Les 33 pays des catégories « Mise en œuvre limitée » (dont fait partie la France) et « Mise en œuvre sommaire ou inexistante » sont responsables de plus de la moitié des exportations mondiales (52 %). À elle seule, la Chine contribue pour 10,8 % du total.
La convention de l’OCDE exige des pays signataires que la corruption d’agents publics étrangers soit considérée comme une infraction pénale et que des mesures soient mises en place pour lutter contre. Transparency International a collecté les données disponibles sur la mise en œuvre des mesures de lutte contre la corruption par les pays concernés, au cours des quatre dernières années, et en fonction de leur part dans les exportations internationales, et les a classés dans quatre catégories : Mise en œuvre « Effective », « Modérée », « Limitée » et « Sommaire ou inexistante ». Les pays évalués sont à l’origine de plus de 80 % des exportations dans le monde.
L’auteure du rapport, Gillian Dell explique : « Les autorités ont non seulement besoin d’un cadre juridique solide pour poursuivre les entreprises qui versent des pots-de-vin à l’étranger, mais aussi de moyens adéquats pour les agences en charge du contrôle et des sanctions. Dans de nombreux pays, les tribunaux, de même que les enquêteurs et procureurs, qui s’attellent aux crimes de corruption transfrontalière sont mal équipés pour faire leur travail. »
Outre l’accentuation des efforts de mise en œuvre, Transparency International recommande également aux gouvernements :
- d’améliorer les niveaux de redevabilité et de transparence par la publication de données actualisées et d’informations sur les dossiers ;
- de faciliter les enquêtes transfrontalières en améliorant l’entraide judiciaire entre les pays ;
- de s’assurer de sanctions dissuasives et de mesures de prévention efficaces, via par exemple des procédures de due diligence, dans le traitement des cas de corruption étrangère.

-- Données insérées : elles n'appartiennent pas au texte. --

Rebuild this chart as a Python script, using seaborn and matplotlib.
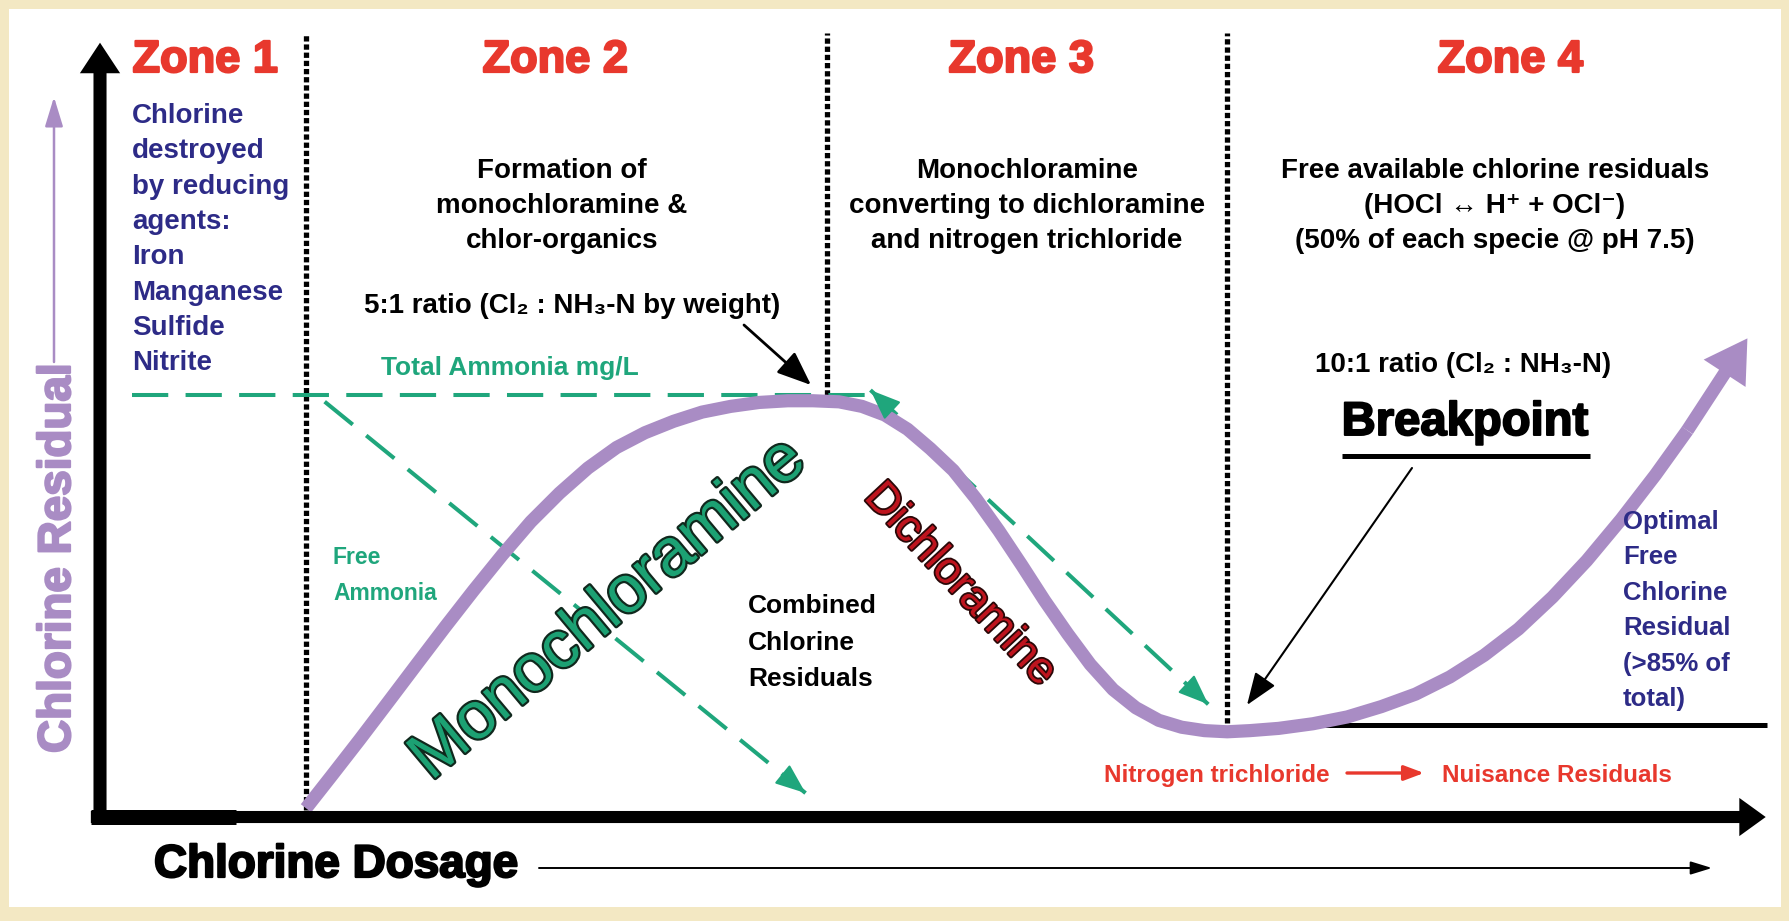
import matplotlib
matplotlib.use("Agg")
import matplotlib.pyplot as plt
import matplotlib.patheffects as pe
from matplotlib.patches import Rectangle
from matplotlib.transforms import Affine2D
import pandas as pd
import seaborn as sns

# breakpoint curve, chlorine dosage vs chlorine residual (axis units 0-100)
dose = [12.38, 13.89, 15.60, 17.32, 19.03, 20.75, 22.46, 24.18, 25.89, 27.61,
        29.32, 31.04, 32.75, 34.47, 36.18, 37.90, 39.61, 41.33, 42.84, 44.42,
        45.79, 47.16, 48.53, 49.90, 51.28, 52.65, 54.02, 55.39, 56.76, 58.14,
        59.51, 60.88, 62.25, 63.63, 65.00, 66.37, 67.74, 69.11, 70.83, 72.89,
        74.95, 77.00, 79.06, 81.12, 83.18, 85.24, 87.29, 89.35, 91.41, 93.47,
        95.39]
residual = [1.13, 5.27, 10.01, 14.89, 19.77, 24.65, 29.38, 33.96, 38.25, 41.95,
            45.20, 47.86, 49.78, 51.26, 52.45, 53.19, 53.70, 53.92, 53.92, 53.78,
            53.19, 52.08, 50.23, 47.71, 44.90, 41.21, 37.07, 32.63, 28.05, 23.76,
            19.77, 16.51, 14.15, 12.52, 11.63, 11.19, 11.04, 11.19, 11.48, 12.08,
            12.96, 14.30, 15.92, 18.14, 20.95, 24.35, 28.49, 33.22, 38.55, 44.31,
            50.08]
curve_tip = (99.0, 62.0)

zone_names = ["Zone 1", "Zone 2", "Zone 3", "Zone 4"]
zone_edges = [12.4, 43.7, 67.7]
zone_edge_bottom = [0.9, 54.7, 12.2]
zone_edge_top = 101.5

total_ammonia_level = 54.7
total_ammonia_dose = [1.9, 46.0]
free_ammonia_dose = [13.5, 42.4]
free_ammonia_res = [53.8, 3.1]
combined_dose = [46.3, 66.6]
combined_res = [55.3, 14.6]
free_residual_level = 11.9
free_residual_dose = [71.9, 100.2]

zone_text = [
    "Chlorine\ndestroyed\nby reducing\nagents:\nIron\nManganese\nSulfide\nNitrite",
    "Formation of\nmonochloramine &\nchlor-organics",
    "Monochloramine\nconverting to dichloramine\nand nitrogen trichloride",
    "Free available chlorine residuals\n(HOCl \u2194 H\u207a + OCl\u207b)\n(50% of each specie @ pH 7.5)",
]

PURPLE = "#A98CC4"
GREEN = "#1FA67C"
RED = "#E8382D"
NAVY = "#2D2B87"
BEIGE = "#F3E8C3"

sns.set_theme(style="white")
plt.rcParams["font.family"] = ["Liberation Sans", "DejaVu Sans"]
SANS = ["Liberation Sans", "DejaVu Sans"]
NARROW = ["Liberation Sans Narrow", "Liberation Sans", "DejaVu Sans"]

W, H = 1790, 921
fig = plt.figure(figsize=(W / 100, H / 100), dpi=100)
fig.patch.set_facecolor(BEIGE)
ax = fig.add_axes([0, 0, 1, 1])
ax.set_xlim(-6.01, 101.56)
ax.set_ylim(-13.47, 105.83)
ax.axis("off")

# pixel transform (origin top-left) for layout of labels
PX = Affine2D().scale(1, -1).translate(0, H)

ax.add_patch(Rectangle((9, 9), 1772, 898, transform=PX, facecolor="white",
                       edgecolor="none", zorder=0))

# axes arrows
ax.annotate("", xy=(0, 100.3), xytext=(0, -0.7),
            arrowprops=dict(arrowstyle="simple,head_length=2.2,head_width=2.9,tail_width=0.94",
                            mutation_scale=10, color="black", lw=0, shrinkA=0, shrinkB=0), zorder=5)
ax.annotate("", xy=(100.1, 0), xytext=(-0.55, 0),
            arrowprops=dict(arrowstyle="simple,head_length=1.9,head_width=2.75,tail_width=0.87",
                            mutation_scale=10, color="black", lw=0, shrinkA=0, shrinkB=0), zorder=5)
ax.plot([-0.55, 8.2], [0, 0], color="black", lw=10.8, solid_capstyle="butt", zorder=5)

# zone boundaries
for e, b in zip(zone_edges, zone_edge_bottom):
    ax.plot([e, e], [b, zone_edge_top], color="black", lw=3.8,
            linestyle=(0, (1, 0.55)), dash_capstyle="butt", zorder=3)

# optimal free residual baseline
ax.plot(free_residual_dose, [free_residual_level] * 2, color="black", lw=3.6,
        solid_capstyle="butt", zorder=2)

# ammonia lines
dash = (0, (9, 4.3))
ax.plot(total_ammonia_dose, [total_ammonia_level] * 2, color=GREEN, lw=2.9,
        linestyle=dash, zorder=4)
ax.plot(free_ammonia_dose, free_ammonia_res, color=GREEN, lw=2.9, linestyle=dash, zorder=4)
ax.plot(combined_dose, combined_res, color=GREEN, lw=2.9, linestyle=dash, zorder=4)


def head(x, y, x0, y0, color, hl=1.9, hw=0.75, lw=1.5, frac=0.04):
    back = (x + frac * (x0 - x), y + frac * (y0 - y))
    ax.annotate("", xy=(x, y), xytext=back,
                arrowprops=dict(arrowstyle=f"-|>,head_length={hl},head_width={hw}",
                                mutation_scale=10, color=color, lw=lw,
                                shrinkA=0, shrinkB=0), zorder=6)


head(free_ammonia_dose[1], free_ammonia_res[1], free_ammonia_dose[0], free_ammonia_res[0], GREEN)
head(combined_dose[1], combined_res[1], combined_dose[0], combined_res[0], GREEN, frac=0.06)
head(combined_dose[0], combined_res[0], combined_dose[1], combined_res[1], GREEN, frac=0.06)

# breakpoint curve
curve = pd.DataFrame({"dose": dose, "residual": residual})
sns.lineplot(data=curve, x="dose", y="residual", ax=ax, color=PURPLE, lw=9.5,
             estimator=None, sort=False, zorder=4)
for ln in ax.lines[-1:]:
    ln.set_solid_joinstyle("round")
    ln.set_solid_capstyle("butt")
ax.annotate("", xy=curve_tip, xytext=(dose[-1], residual[-1]),
            arrowprops=dict(arrowstyle="simple,head_length=3.0,head_width=3.6,tail_width=0.95",
                            mutation_scale=10, color=PURPLE, lw=0, shrinkA=0, shrinkB=0), zorder=4)


def heavy(color, w=1.3):
    return [pe.withStroke(linewidth=w, foreground=color)]


# zone titles
for name, x in zip(zone_names, [205, 555, 1021, 1510]):
    ax.text(x, 72, name, transform=PX, ha="center", va="baseline", color=RED,
            fontsize=32.5, fontweight="bold", family=SANS, path_effects=heavy(RED, 1.6))


def lines(txt, x, y0, step, ha, color, size, family=SANS, fx=None):
    for i, s in enumerate(txt.split("\n")):
        ax.text(x, y0 + i * step, s, transform=PX, ha=ha, va="baseline", color=color,
                fontsize=size, fontweight="bold", family=family, zorder=7,
                path_effects=fx)


lines(zone_text[0], 132, 123, 35.3, "left", NAVY, 20)
lines(zone_text[1], 562, 178, 35, "center", "black", 20)
lines(zone_text[2], 1027, 178, 35, "center", "black", 20)
lines(zone_text[3], 1495, 178, 35, "center", "black", 20)

lines("5:1 ratio (Cl\u2082 : NH\u2083-N by weight)", 572, 313, 0, "center", "black", 20)
lines("Total Ammonia mg/L", 510, 375, 0, "center", GREEN, 19, NARROW)
lines("Free\nAmmonia", 333, 564, 36, "left", GREEN, 16.5)
lines("Combined\nChlorine\nResiduals", 748, 613, 36.5, "left", "black", 19)
lines("Optimal\nFree\nChlorine\nResidual\n(>85% of\ntotal)", 1623, 529, 35.4, "left", NAVY, 18.5)
lines("10:1 ratio (Cl\u2082 : NH\u2083-N)", 1463, 372, 0, "center", "black", 20)
lines("Breakpoint", 1465, 435, 0, "center", "black", 34, fx=heavy("black", 1.4))
ax.plot([1342, 1590], [456, 456], transform=PX, color="black", lw=3.6, solid_capstyle="butt")
lines("Nitrogen trichloride", 1104, 782, 0, "left", RED, 17.5)
lines("Nuisance Residuals", 1442, 782, 0, "left", RED, 17.5)
lines("Chlorine Dosage", 154, 877, 0, "left", "black", 33, fx=heavy("black", 1.6))

ax.text(70, 753, "Chlorine Residual", transform=PX, rotation=90, rotation_mode="anchor",
        ha="left", va="baseline", color=PURPLE, fontsize=33, fontweight="bold", family=SANS,
        path_effects=heavy(PURPLE, 1.6))

# curve labels
ax.text(609, 610, "Monochloramine", transform=PX, rotation=40, ha="center", va="center",
        fontsize=48, color="#1CA173", family=SANS, zorder=8,
        path_effects=[pe.withStroke(linewidth=3.2, foreground="#10281d")])
ax.text(960, 585, "Dichloramine", transform=PX, rotation=-47, ha="center", va="center",
        fontsize=32, color="#BE141E", family=SANS, zorder=8,
        path_effects=[pe.withStroke(linewidth=2.6, foreground="#2a0808")])

# pointer arrows
def pointer(x0, y0, x1, y1, color="black", lw=1.8, hl=1.8, hw=0.7):
    ax.annotate("", xy=(x1, y1), xytext=(x0, y0), xycoords=PX, textcoords=PX,
                arrowprops=dict(arrowstyle=f"-|>,head_length={hl},head_width={hw}",
                                mutation_scale=10, color=color, lw=lw,
                                shrinkA=0, shrinkB=0), zorder=7)


pointer(744, 325, 811, 385, lw=2.0, hl=2.1, hw=0.85)
pointer(1412, 468, 1247, 705, lw=1.5, hl=2.0, hw=0.75)
pointer(1347, 773, 1424, 773, color=RED, lw=2.4, hl=1.2, hw=0.45)
pointer(539, 868, 1712, 868, lw=1.4, hl=1.3, hw=0.4)
pointer(54, 362, 54, 97, color=PURPLE, lw=1.8, hl=1.8, hw=0.55)

fig.savefig("out.png", dpi=100, facecolor=BEIGE)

Transparency International est une organisation mondiale de la société civile qui lutte contre la corruption.
Notes aux rédactions :
La Convention de l’OCDE sur la lutte contre la corruption a été adoptée en 1997 pour traiter la question de l’offre en matière de corruption internationale. Les pays Parties à la Convention sont actuellement au nombre de 44, dont 36 sont membres de l’OCDE.
Cette édition est la douzième du rapport sur l’exportation de la corruption par Transparency International. Il a été produit par le secrétariat de l’organisation à Berlin, en collaboration avec des chapitres et experts nationaux de 41 pays Parties à la Convention de l’OCDE, mais aussi de la Chine, de la région administrative spéciale de Hong Kong, de l’Inde et de Singapour.
La note attribuée aux pays est en fonction de leurs performances de mise en œuvre à des stades différents sur une période de quatre ans (2014-2017), à savoir le nombre d’enquêtes entamées, de dossiers ouverts (d’inculpations), et de dossiers conclus avec des sanctions. À partir de ces données et de la part des exportations mondiales de ces pays, ils sont classés dans quatre catégories de mise en œuvre : « Effective », « Modérée », « Limitée » et « Sommaire ou inexistante ». Le Costa Rica, l’Islande et la Lettonie ne sont pas inclus dans le classement, car leur part des exportations mondiales est si petite qu’il est impossible de faire des distinctions d’une catégorie de mise en œuvre à l’autre. Une évaluation du Costa Rica a été préparée pour ce rapport, car c’est un nouveau pays Partie à la Convention qui peut bénéficier d’une évaluation précoce de ses progrès jusqu’ici. Le Pérou n’a pas été inclu dans le rapport, son adhésion ne datant que de juillet 2018.